§ **STATED PROBLEM**: Reproduce the data below in full and exclude every picture.

§ **DATASET EXCERPT**:

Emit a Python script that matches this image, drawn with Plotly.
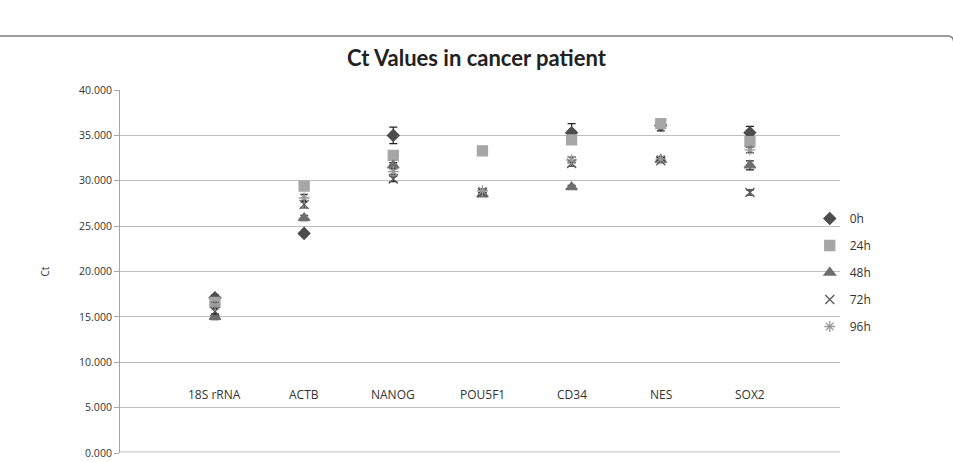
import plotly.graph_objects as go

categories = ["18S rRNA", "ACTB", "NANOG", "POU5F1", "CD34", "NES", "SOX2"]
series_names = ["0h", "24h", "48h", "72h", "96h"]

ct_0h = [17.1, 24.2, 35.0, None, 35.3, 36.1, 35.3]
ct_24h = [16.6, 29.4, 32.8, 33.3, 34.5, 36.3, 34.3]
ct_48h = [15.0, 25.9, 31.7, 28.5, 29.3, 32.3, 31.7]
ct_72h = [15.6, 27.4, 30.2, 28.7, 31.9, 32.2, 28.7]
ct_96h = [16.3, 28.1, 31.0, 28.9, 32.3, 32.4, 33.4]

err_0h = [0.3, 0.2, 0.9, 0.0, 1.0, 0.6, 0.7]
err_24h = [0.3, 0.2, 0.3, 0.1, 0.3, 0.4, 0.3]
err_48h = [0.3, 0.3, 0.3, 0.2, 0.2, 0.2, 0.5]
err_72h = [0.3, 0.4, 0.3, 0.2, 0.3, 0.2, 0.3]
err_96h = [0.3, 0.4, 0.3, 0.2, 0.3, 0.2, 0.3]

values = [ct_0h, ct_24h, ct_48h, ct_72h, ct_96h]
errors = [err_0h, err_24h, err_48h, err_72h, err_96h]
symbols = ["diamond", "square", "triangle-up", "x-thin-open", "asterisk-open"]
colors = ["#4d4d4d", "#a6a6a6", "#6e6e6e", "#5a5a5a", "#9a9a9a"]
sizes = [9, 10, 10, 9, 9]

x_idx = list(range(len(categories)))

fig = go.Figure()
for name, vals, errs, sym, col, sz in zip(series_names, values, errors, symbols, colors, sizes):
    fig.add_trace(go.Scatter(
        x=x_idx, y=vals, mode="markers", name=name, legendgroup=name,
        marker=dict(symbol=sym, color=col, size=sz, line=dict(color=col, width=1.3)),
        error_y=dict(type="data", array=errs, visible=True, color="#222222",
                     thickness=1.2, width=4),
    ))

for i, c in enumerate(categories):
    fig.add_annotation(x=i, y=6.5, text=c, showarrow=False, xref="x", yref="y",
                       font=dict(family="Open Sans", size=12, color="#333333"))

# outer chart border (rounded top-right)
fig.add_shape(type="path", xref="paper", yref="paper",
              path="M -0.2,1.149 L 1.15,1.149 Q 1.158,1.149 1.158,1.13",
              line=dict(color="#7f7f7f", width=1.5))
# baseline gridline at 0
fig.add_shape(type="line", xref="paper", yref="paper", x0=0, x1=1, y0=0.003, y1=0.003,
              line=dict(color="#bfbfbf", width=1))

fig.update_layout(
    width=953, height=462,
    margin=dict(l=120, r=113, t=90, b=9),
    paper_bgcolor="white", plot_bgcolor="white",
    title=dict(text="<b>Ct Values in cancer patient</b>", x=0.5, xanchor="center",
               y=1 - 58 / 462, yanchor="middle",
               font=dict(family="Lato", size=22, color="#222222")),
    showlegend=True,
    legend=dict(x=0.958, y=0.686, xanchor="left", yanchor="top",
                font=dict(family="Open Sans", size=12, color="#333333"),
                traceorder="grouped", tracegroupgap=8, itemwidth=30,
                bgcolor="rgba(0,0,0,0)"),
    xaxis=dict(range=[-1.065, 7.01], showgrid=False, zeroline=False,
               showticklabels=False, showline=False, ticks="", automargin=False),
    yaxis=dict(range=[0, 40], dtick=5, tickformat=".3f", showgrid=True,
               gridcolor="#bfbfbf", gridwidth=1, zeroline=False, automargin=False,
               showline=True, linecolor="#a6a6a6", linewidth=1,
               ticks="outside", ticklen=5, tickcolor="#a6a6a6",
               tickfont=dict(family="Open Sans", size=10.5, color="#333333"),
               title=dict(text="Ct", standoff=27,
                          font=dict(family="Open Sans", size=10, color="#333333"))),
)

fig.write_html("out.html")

§ **IN RESPONSE**:
Emit a Python script that matches this image, drawn with Plotly.
import plotly.graph_objects as go

categories = ["18S rRNA", "ACTB", "NANOG", "POU5F1", "CD34", "NES", "SOX2"]
series_names = ["0h", "24h", "48h", "72h", "96h"]

ct_0h = [17.1, 24.2, 35.0, None, 35.3, 36.1, 35.3]
ct_24h = [16.6, 29.4, 32.8, 33.3, 34.5, 36.3, 34.3]
ct_48h = [15.0, 25.9, 31.7, 28.5, 29.3, 32.3, 31.7]
ct_72h = [15.6, 27.4, 30.2, 28.7, 31.9, 32.2, 28.7]
ct_96h = [16.3, 28.1, 31.0, 28.9, 32.3, 32.4, 33.4]

err_0h = [0.3, 0.2, 0.9, 0.0, 1.0, 0.6, 0.7]
err_24h = [0.3, 0.2, 0.3, 0.1, 0.3, 0.4, 0.3]
err_48h = [0.3, 0.3, 0.3, 0.2, 0.2, 0.2, 0.5]
err_72h = [0.3, 0.4, 0.3, 0.2, 0.3, 0.2, 0.3]
err_96h = [0.3, 0.4, 0.3, 0.2, 0.3, 0.2, 0.3]

values = [ct_0h, ct_24h, ct_48h, ct_72h, ct_96h]
errors = [err_0h, err_24h, err_48h, err_72h, err_96h]
symbols = ["diamond", "square", "triangle-up", "x-thin-open", "asterisk-open"]
colors = ["#4d4d4d", "#a6a6a6", "#6e6e6e", "#5a5a5a", "#9a9a9a"]
sizes = [9, 10, 10, 9, 9]

x_idx = list(range(len(categories)))

fig = go.Figure()
for name, vals, errs, sym, col, sz in zip(series_names, values, errors, symbols, colors, sizes):
    fig.add_trace(go.Scatter(
        x=x_idx, y=vals, mode="markers", name=name, legendgroup=name,
        marker=dict(symbol=sym, color=col, size=sz, line=dict(color=col, width=1.3)),
        error_y=dict(type="data", array=errs, visible=True, color="#222222",
                     thickness=1.2, width=4),
    ))

for i, c in enumerate(categories):
    fig.add_annotation(x=i, y=6.5, text=c, showarrow=False, xref="x", yref="y",
                       font=dict(family="Open Sans", size=12, color="#333333"))

# outer chart border (rounded top-right)
fig.add_shape(type="path", xref="paper", yref="paper",
              path="M -0.2,1.149 L 1.15,1.149 Q 1.158,1.149 1.158,1.13",
              line=dict(color="#7f7f7f", width=1.5))
# baseline gridline at 0
fig.add_shape(type="line", xref="paper", yref="paper", x0=0, x1=1, y0=0.003, y1=0.003,
              line=dict(color="#bfbfbf", width=1))

fig.update_layout(
    width=953, height=462,
    margin=dict(l=120, r=113, t=90, b=9),
    paper_bgcolor="white", plot_bgcolor="white",
    title=dict(text="<b>Ct Values in cancer patient</b>", x=0.5, xanchor="center",
               y=1 - 58 / 462, yanchor="middle",
               font=dict(family="Lato", size=22, color="#222222")),
    showlegend=True,
    legend=dict(x=0.958, y=0.686, xanchor="left", yanchor="top",
                font=dict(family="Open Sans", size=12, color="#333333"),
                traceorder="grouped", tracegroupgap=8, itemwidth=30,
                bgcolor="rgba(0,0,0,0)"),
    xaxis=dict(range=[-1.065, 7.01], showgrid=False, zeroline=False,
               showticklabels=False, showline=False, ticks="", automargin=False),
    yaxis=dict(range=[0, 40], dtick=5, tickformat=".3f", showgrid=True,
               gridcolor="#bfbfbf", gridwidth=1, zeroline=False, automargin=False,
               showline=True, linecolor="#a6a6a6", linewidth=1,
               ticks="outside", ticklen=5, tickcolor="#a6a6a6",
               tickfont=dict(family="Open Sans", size=10.5, color="#333333"),
               title=dict(text="Ct", standoff=27,
                          font=dict(family="Open Sans", size=10, color="#333333"))),
)

fig.write_html("out.html")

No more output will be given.